Officials within motor vehicles now speak of working with the Legislature on a plan in which drivers with older plates could hang onto ones in good condition. And Cuomo and Schroeder are both challenging legislators, if they are unhappy, to lower the baseline cost set 10 years ago for new plates.
Even amid a world of concerns of greater magnitude, there is a lesson worth remembering in what went missing in all of this – a vivid awareness of how license plates, in function and endurance, are one of those rare government mandates that represent an actual object present throughout our lives, and thus touch off widespread reaction.
It is why people stick them on garage walls, or hang them in the basement, or pay extra to have them personalized. As underlined by Ted Kirkland's gentle reflections, we can often track family milestones by periods marked or captured by the plates.
Once you concede that kind of touchstone resonance, it leads to a simple question:
Why do we repeatedly do backwards what ought to be so easy?
How different would all of this have been if the governor had simply started off with a thesis readily evident any time you drive down the street, a reality true for many New Yorkers – including me?
Why not simply make the nuanced point that many but not all of the plates from the 2000s – plates potentially on the road now for up to 18 years – had become so tattered or peeling it is hard for a casual onlooker to pick out the numbers, much less for specialized cameras?
The reasonable upshot – the direction in which the DMV is now moving – would be finding some way to fairly rule on that condition, so the state would not arbitrarily wrest away plates in good shape that retain meaning for many people.
And maybe, for those whose plates are so beaten and pockmarked it is simply time to switch, the opposition would not be so adamant if the choice involved, say, the most beautiful plates in state history.
This is what makes the process so puzzling.

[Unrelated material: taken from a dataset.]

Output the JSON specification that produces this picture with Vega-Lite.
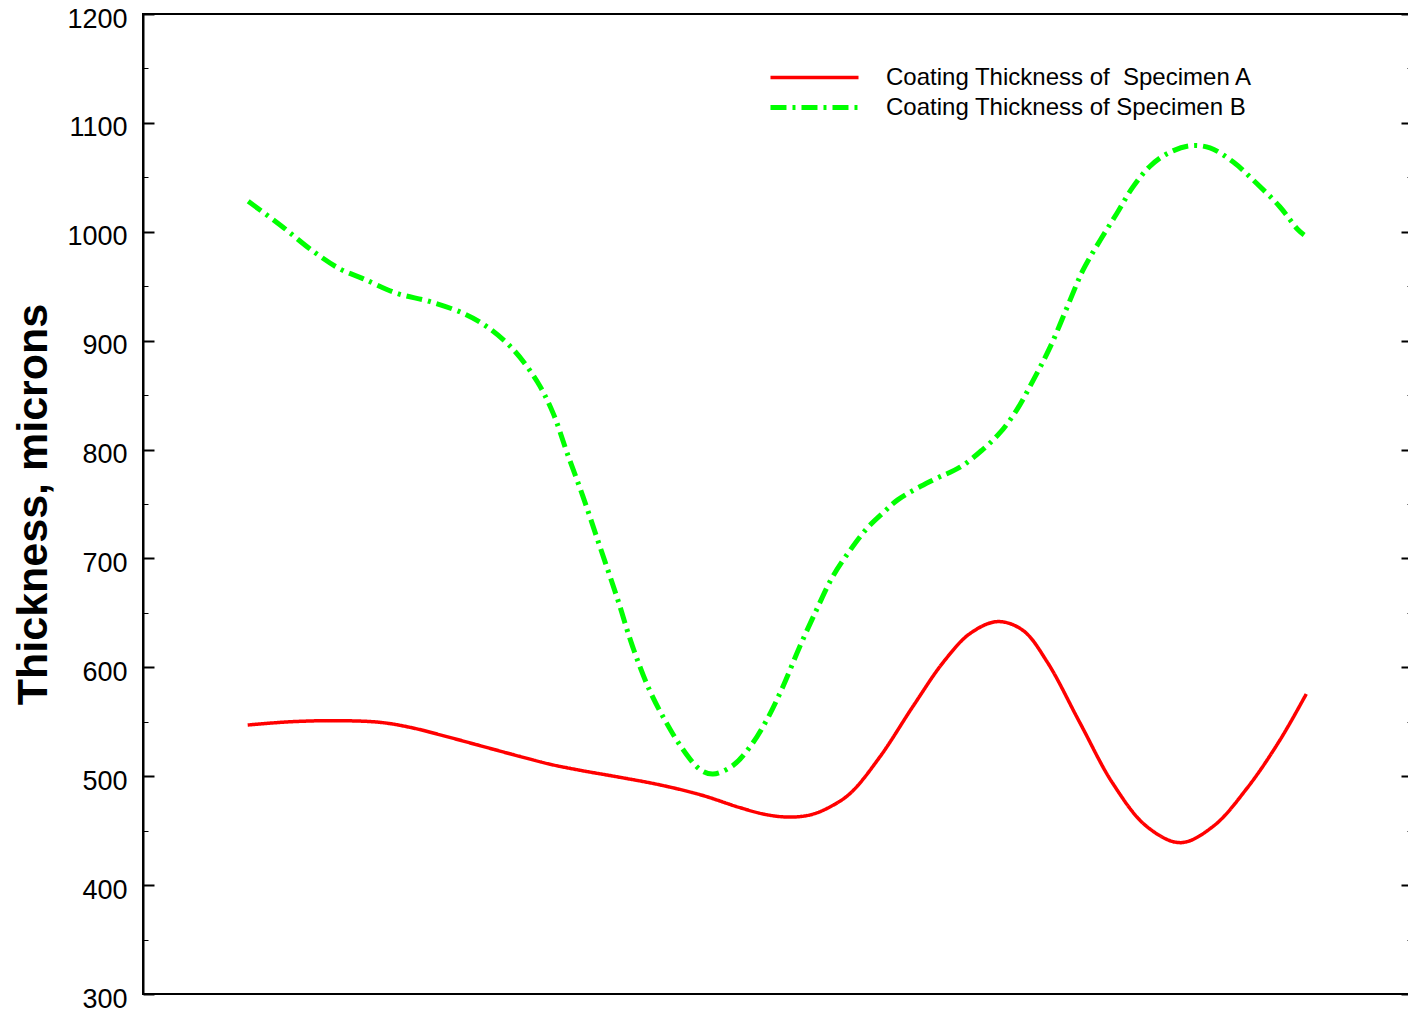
{
  "$schema": "https://vega.github.io/schema/vega-lite/v6.json",
  "width": 1269,
  "height": 980,
  "autosize": "none",
  "padding": {"left": 143, "top": 14, "right": 0, "bottom": 18},
  "background": "white",
  "config": {
    "font": "Liberation Sans",
    "view": {"stroke": "black", "strokeWidth": 2}
  },
  "layer": [
    {
      "data": {
        "values": [
          {"series": "Coating Thickness of \u00a0Specimen A", "pos": 0.99, "thickness": 547},
          {"series": "Coating Thickness of \u00a0Specimen A", "pos": 1.39, "thickness": 550},
          {"series": "Coating Thickness of \u00a0Specimen A", "pos": 1.82, "thickness": 551},
          {"series": "Coating Thickness of \u00a0Specimen A", "pos": 2.24, "thickness": 549.5},
          {"series": "Coating Thickness of \u00a0Specimen A", "pos": 2.52, "thickness": 545},
          {"series": "Coating Thickness of \u00a0Specimen A", "pos": 2.81, "thickness": 538},
          {"series": "Coating Thickness of \u00a0Specimen A", "pos": 3.19, "thickness": 528},
          {"series": "Coating Thickness of \u00a0Specimen A", "pos": 3.57, "thickness": 518},
          {"series": "Coating Thickness of \u00a0Specimen A", "pos": 3.85, "thickness": 511},
          {"series": "Coating Thickness of \u00a0Specimen A", "pos": 4.13, "thickness": 505.5},
          {"series": "Coating Thickness of \u00a0Specimen A", "pos": 4.51, "thickness": 499},
          {"series": "Coating Thickness of \u00a0Specimen A", "pos": 4.89, "thickness": 492},
          {"series": "Coating Thickness of \u00a0Specimen A", "pos": 5.27, "thickness": 483},
          {"series": "Coating Thickness of \u00a0Specimen A", "pos": 5.65, "thickness": 471},
          {"series": "Coating Thickness of \u00a0Specimen A", "pos": 5.88, "thickness": 465},
          {"series": "Coating Thickness of \u00a0Specimen A", "pos": 6.10, "thickness": 462.5},
          {"series": "Coating Thickness of \u00a0Specimen A", "pos": 6.31, "thickness": 464.5},
          {"series": "Coating Thickness of \u00a0Specimen A", "pos": 6.50, "thickness": 472},
          {"series": "Coating Thickness of \u00a0Specimen A", "pos": 6.69, "thickness": 484.5},
          {"series": "Coating Thickness of \u00a0Specimen A", "pos": 6.97, "thickness": 518},
          {"series": "Coating Thickness of \u00a0Specimen A", "pos": 7.28, "thickness": 564},
          {"series": "Coating Thickness of \u00a0Specimen A", "pos": 7.57, "thickness": 605},
          {"series": "Coating Thickness of \u00a0Specimen A", "pos": 7.82, "thickness": 631},
          {"series": "Coating Thickness of \u00a0Specimen A", "pos": 8.08, "thickness": 642},
          {"series": "Coating Thickness of \u00a0Specimen A", "pos": 8.32, "thickness": 634},
          {"series": "Coating Thickness of \u00a0Specimen A", "pos": 8.55, "thickness": 605},
          {"series": "Coating Thickness of \u00a0Specimen A", "pos": 8.86, "thickness": 549},
          {"series": "Coating Thickness of \u00a0Specimen A", "pos": 9.17, "thickness": 493.5},
          {"series": "Coating Thickness of \u00a0Specimen A", "pos": 9.49, "thickness": 454},
          {"series": "Coating Thickness of \u00a0Specimen A", "pos": 9.81, "thickness": 439},
          {"series": "Coating Thickness of \u00a0Specimen A", "pos": 10.12, "thickness": 454},
          {"series": "Coating Thickness of \u00a0Specimen A", "pos": 10.44, "thickness": 489},
          {"series": "Coating Thickness of \u00a0Specimen A", "pos": 10.75, "thickness": 533},
          {"series": "Coating Thickness of \u00a0Specimen A", "pos": 11.0, "thickness": 575.5},
          {"series": "Coating Thickness of Specimen B", "pos": 0.995, "thickness": 1028},
          {"series": "Coating Thickness of Specimen B", "pos": 1.30, "thickness": 1006},
          {"series": "Coating Thickness of Specimen B", "pos": 1.61, "thickness": 982},
          {"series": "Coating Thickness of Specimen B", "pos": 1.86, "thickness": 966},
          {"series": "Coating Thickness of Specimen B", "pos": 2.08, "thickness": 957},
          {"series": "Coating Thickness of Specimen B", "pos": 2.40, "thickness": 943.5},
          {"series": "Coating Thickness of Specimen B", "pos": 2.71, "thickness": 936},
          {"series": "Coating Thickness of Specimen B", "pos": 3.03, "thickness": 925},
          {"series": "Coating Thickness of Specimen B", "pos": 3.25, "thickness": 913},
          {"series": "Coating Thickness of Specimen B", "pos": 3.50, "thickness": 892},
          {"series": "Coating Thickness of Specimen B", "pos": 3.73, "thickness": 862},
          {"series": "Coating Thickness of Specimen B", "pos": 3.88, "thickness": 833},
          {"series": "Coating Thickness of Specimen B", "pos": 4.01, "thickness": 797},
          {"series": "Coating Thickness of Specimen B", "pos": 4.16, "thickness": 757},
          {"series": "Coating Thickness of Specimen B", "pos": 4.32, "thickness": 711},
          {"series": "Coating Thickness of Specimen B", "pos": 4.48, "thickness": 665},
          {"series": "Coating Thickness of Specimen B", "pos": 4.63, "thickness": 619},
          {"series": "Coating Thickness of Specimen B", "pos": 4.79, "thickness": 579},
          {"series": "Coating Thickness of Specimen B", "pos": 4.95, "thickness": 549},
          {"series": "Coating Thickness of Specimen B", "pos": 5.11, "thickness": 524},
          {"series": "Coating Thickness of Specimen B", "pos": 5.27, "thickness": 506},
          {"series": "Coating Thickness of Specimen B", "pos": 5.39, "thickness": 502},
          {"series": "Coating Thickness of Specimen B", "pos": 5.58, "thickness": 510},
          {"series": "Coating Thickness of Specimen B", "pos": 5.74, "thickness": 527},
          {"series": "Coating Thickness of Specimen B", "pos": 5.90, "thickness": 552},
          {"series": "Coating Thickness of Specimen B", "pos": 6.05, "thickness": 582},
          {"series": "Coating Thickness of Specimen B", "pos": 6.21, "thickness": 619},
          {"series": "Coating Thickness of Specimen B", "pos": 6.37, "thickness": 653},
          {"series": "Coating Thickness of Specimen B", "pos": 6.52, "thickness": 683},
          {"series": "Coating Thickness of Specimen B", "pos": 6.69, "thickness": 708},
          {"series": "Coating Thickness of Specimen B", "pos": 6.85, "thickness": 728},
          {"series": "Coating Thickness of Specimen B", "pos": 7.00, "thickness": 742},
          {"series": "Coating Thickness of Specimen B", "pos": 7.14, "thickness": 754},
          {"series": "Coating Thickness of Specimen B", "pos": 7.47, "thickness": 772},
          {"series": "Coating Thickness of Specimen B", "pos": 7.73, "thickness": 784},
          {"series": "Coating Thickness of Specimen B", "pos": 7.94, "thickness": 800},
          {"series": "Coating Thickness of Specimen B", "pos": 8.10, "thickness": 815},
          {"series": "Coating Thickness of Specimen B", "pos": 8.26, "thickness": 836},
          {"series": "Coating Thickness of Specimen B", "pos": 8.42, "thickness": 864},
          {"series": "Coating Thickness of Specimen B", "pos": 8.58, "thickness": 894.5},
          {"series": "Coating Thickness of Specimen B", "pos": 8.74, "thickness": 931},
          {"series": "Coating Thickness of Specimen B", "pos": 8.89, "thickness": 965},
          {"series": "Coating Thickness of Specimen B", "pos": 9.05, "thickness": 992},
          {"series": "Coating Thickness of Specimen B", "pos": 9.21, "thickness": 1017},
          {"series": "Coating Thickness of Specimen B", "pos": 9.36, "thickness": 1041},
          {"series": "Coating Thickness of Specimen B", "pos": 9.52, "thickness": 1060},
          {"series": "Coating Thickness of Specimen B", "pos": 9.69, "thickness": 1072},
          {"series": "Coating Thickness of Specimen B", "pos": 9.90, "thickness": 1079},
          {"series": "Coating Thickness of Specimen B", "pos": 10.09, "thickness": 1077},
          {"series": "Coating Thickness of Specimen B", "pos": 10.31, "thickness": 1064},
          {"series": "Coating Thickness of Specimen B", "pos": 10.53, "thickness": 1044.5},
          {"series": "Coating Thickness of Specimen B", "pos": 10.75, "thickness": 1023},
          {"series": "Coating Thickness of Specimen B", "pos": 10.92, "thickness": 1002},
          {"series": "Coating Thickness of Specimen B", "pos": 10.98, "thickness": 997}
        ]
      },
      "mark": {"type": "line", "interpolate": "catmull-rom"},
      "encoding": {
        "x": {"field": "pos", "type": "quantitative", "scale": {"domain": [0, 12], "nice": false, "zero": false}, "axis": null},
        "y": {
          "field": "thickness", "type": "quantitative",
          "scale": {"domain": [300, 1200], "nice": false, "zero": false},
          "axis": {
            "orient": "left",
            "values": [300, 350, 400, 450, 500, 550, 600, 650, 700, 750, 800, 850, 900, 950, 1000, 1050, 1100, 1150, 1200],
            "format": "d",
            "labelExpr": "datum.value % 100 === 0 ? datum.label : ''",
            "labelFontSize": 27,
            "labelColor": "black",
            "labelPadding": 27,
            "labelOffset": 5,
            "labelFlush": false,
            "labelOverlap": false,
            "labelBound": false,
            "tickColor": "black",
            "tickSize": {"condition": {"test": "datum.value % 100 === 0", "value": -11}, "value": -5},
            "tickWidth": {"condition": {"test": "datum.value % 100 === 0", "value": 2}, "value": 1},
            "domainColor": "black",
            "domainWidth": 2,
            "grid": false,
            "title": "Thickness, microns",
            "titleFontSize": 43,
            "titleFontWeight": "bold",
            "titleColor": "black",
            "titleX": -110,
            "titleY": 490,
            "titleAngle": -90,
            "titleAlign": "center",
            "titleBaseline": "middle"
          }
        },
        "color": {
          "field": "series", "type": "nominal",
          "scale": {"domain": ["Coating Thickness of \u00a0Specimen A", "Coating Thickness of Specimen B"], "range": ["#ff0000", "#00ff00"]},
          "legend": {
            "orient": "none", "legendX": 654, "legendY": 47, "title": null,
            "symbolType": "M-3,0L3,0", "symbolSize": 861, "symbolStrokeWidth": 4,
            "labelFontSize": 24, "labelColor": "black", "labelOffset": 54, "rowPadding": 0,
            "padding": 0, "labelLimit": 600
          }
        },
        "strokeDash": {
          "field": "series", "type": "nominal",
          "scale": {"domain": ["Coating Thickness of \u00a0Specimen A", "Coating Thickness of Specimen B"], "range": [[1, 0], [16, 6, 3, 6]]},
          "legend": {
            "orient": "none", "legendX": 654, "legendY": 47, "title": null,
            "symbolType": "M-3,0L3,0", "symbolSize": 861, "symbolStrokeWidth": 4,
            "labelFontSize": 24, "labelColor": "black", "labelOffset": 54, "rowPadding": 0,
            "padding": 0, "labelLimit": 600
          }
        },
        "strokeWidth": {
          "field": "series", "type": "nominal",
          "scale": {"domain": ["Coating Thickness of \u00a0Specimen A", "Coating Thickness of Specimen B"], "range": [3.5, 5]},
          "legend": null
        }
      }
    },
    {
      "data": {"values": [{}]},
      "mark": {"type": "rule", "color": "black", "strokeWidth": 2},
      "encoding": {
        "y": {
          "datum": 300, "type": "quantitative",
          "axis": {
            "orient": "right",
            "values": [300, 350, 400, 450, 500, 550, 600, 650, 700, 750, 800, 850, 900, 950, 1000, 1050, 1100, 1150, 1200],
            "labels": false,
            "title": null,
            "domain": false,
            "grid": false,
            "tickColor": "black",
            "tickSize": {"condition": {"test": "datum.value % 100 === 0", "value": -11}, "value": -5},
            "tickWidth": {"condition": {"test": "datum.value % 100 === 0", "value": 2}, "value": 1}
          }
        }
      }
    }
  ],
  "resolve": {"axis": {"y": "independent"}}
}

This is a governor who so often seems to love start-from-scratch design competitions, as evidenced multiple times, such as in the high-profile contest to come up with potential visions for the Skyway.
It is baffling why he did not do the same for license plates. New York serves as a global center for the arts, a state with a treasury of brilliant artists and designers. Instead of offering this peculiar sampling of new plates designed in what many of us hardly saw as a visionary way, why not make the design itself an open competition?
The state could have set whatever technical criteria it needed, then created a jury mixing designers with everyday people throughout New York, while offering some award of meaning.
The result might have been something of beauty and surprise, which is not exactly the feeling as we stagger out of this whole melee.
How appropriate would it be to see New York, typically listed near the bottom in casual rankings for the nation’s most compelling plates, providing something motorists might be inspired to use, a chance to rival the striking designs used by, say, New Mexico or South Carolina – rather than seeing the entire deal as fang-and-claw politics, as usual?
As for Ted Kirkland, he uses the word "sentimentality" in explaining why he keeps Winona's plates as they are, a response that in some way speaks for a lot of us. A wistful suggestion, then, for every budding state leader who will face this process the next time around, an inevitability that does not need to descend into a brawl.
If you want a model for "excelsior," try CHY 1575.